三是“新旧”风险并驾齐驱,或引起新一轮金融动荡。发达国家高失业率(尤其是欧元区)、高负债、大宗商品价格波动以及地缘政治紧张态势加剧、埃博拉疫情继续蔓延等旧有风险远没解除,美国“单引擎”复苏带来全球经济再次失衡格局、新兴经济体增长面临再次下滑态势等新生风险不断涌现,导致全球风险情绪以及风险溢价再次上扬,如若产生扩散效应和大范围的金融压力,全球金融市场稳定性将面临威胁。
世界贸易:波动轻扬,因素多样
一是全球贸易规模将小幅上扬,但进出口或难保稳定。2013年全球货物和服务贸易增速已达到3%,接近2008年增长水平,但距离危机前8.08%的贸易增速仍稍显缓慢。然而,由于各国经济恢复差异化严重,国际需求变化莫测,加上国际政治、油价波动等未来不确定性因素影响,各国进出口规模将很难保持稳定。
二是低油价利好全球贸易,但通缩压力“不容小觑”。全球原油产量充裕,尤其是页岩油开发使包括美国在内的非欧佩克国家的原油产量大幅提升,偏弱的经济增长进一步恶化原油需求,预计2015年全球油价将延续“跌跌不休”态势。但是长期低油价将拖累全球大宗商品价格,全球低通胀格局或被动加剧恶化(尤其是欧元区),预计2015年全球通缩压力依然强大。

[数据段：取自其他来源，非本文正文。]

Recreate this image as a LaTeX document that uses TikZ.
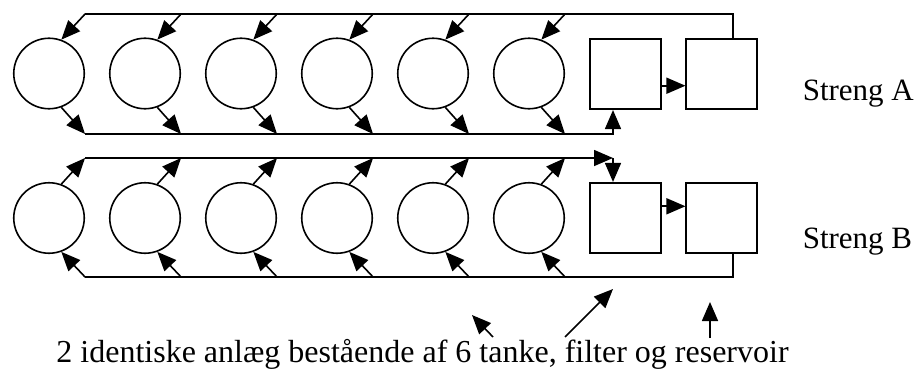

三是美国消费恢复利好全球贸易,但中国贸易增长渐成新动力。发达经济体尤其是美国经济复苏前景乐观,居民消费支出逐渐恢复,将带动全球贸易增长。2013年美国居民消费支出增长率为2.45%,已经超过2007年2.24%的增长水平。同时,2013年全球货物与服务贸易增速已达到2.94%,预计未来两年贸易增速仍将保持上涨态势。另外,中国在全球贸易中的地位与日俱增,进出口贸易总额占全球贸易份额开始超过美、英、日,将成为带动全球贸易增长的新动力。
全球投资:有限恢复,资本逆转
一是全球FDI增长乏力,投资缓慢增长难以改观。各主要经济体尤其发展中国家内部增长乏力,结构性问题突出,导致FDI流入减少,影响全球直接投资规模。预计2015年和2016年发达国家FDI增速有望快于发展中国家。但是,一些新兴经济体的脆弱性、政策不确定性和地区冲突所带来的风险仍将对FDI流量的预期回升带来不利影响。
二是全球货币政策差异化趋势加强,牵引国际资本流向分化。预计美联储将在2015年中后期实施加息政策,英国将紧随其后,全球流动性整体上将随美联储退出宽松政策而趋紧。发达经济体经济的缓慢复苏和新兴经济体的增长困境,使得国际投资者趋利避害的特性促使资本流向逆转,即发达国家继续吸收回流资本,新兴经济体资本流出趋势明显。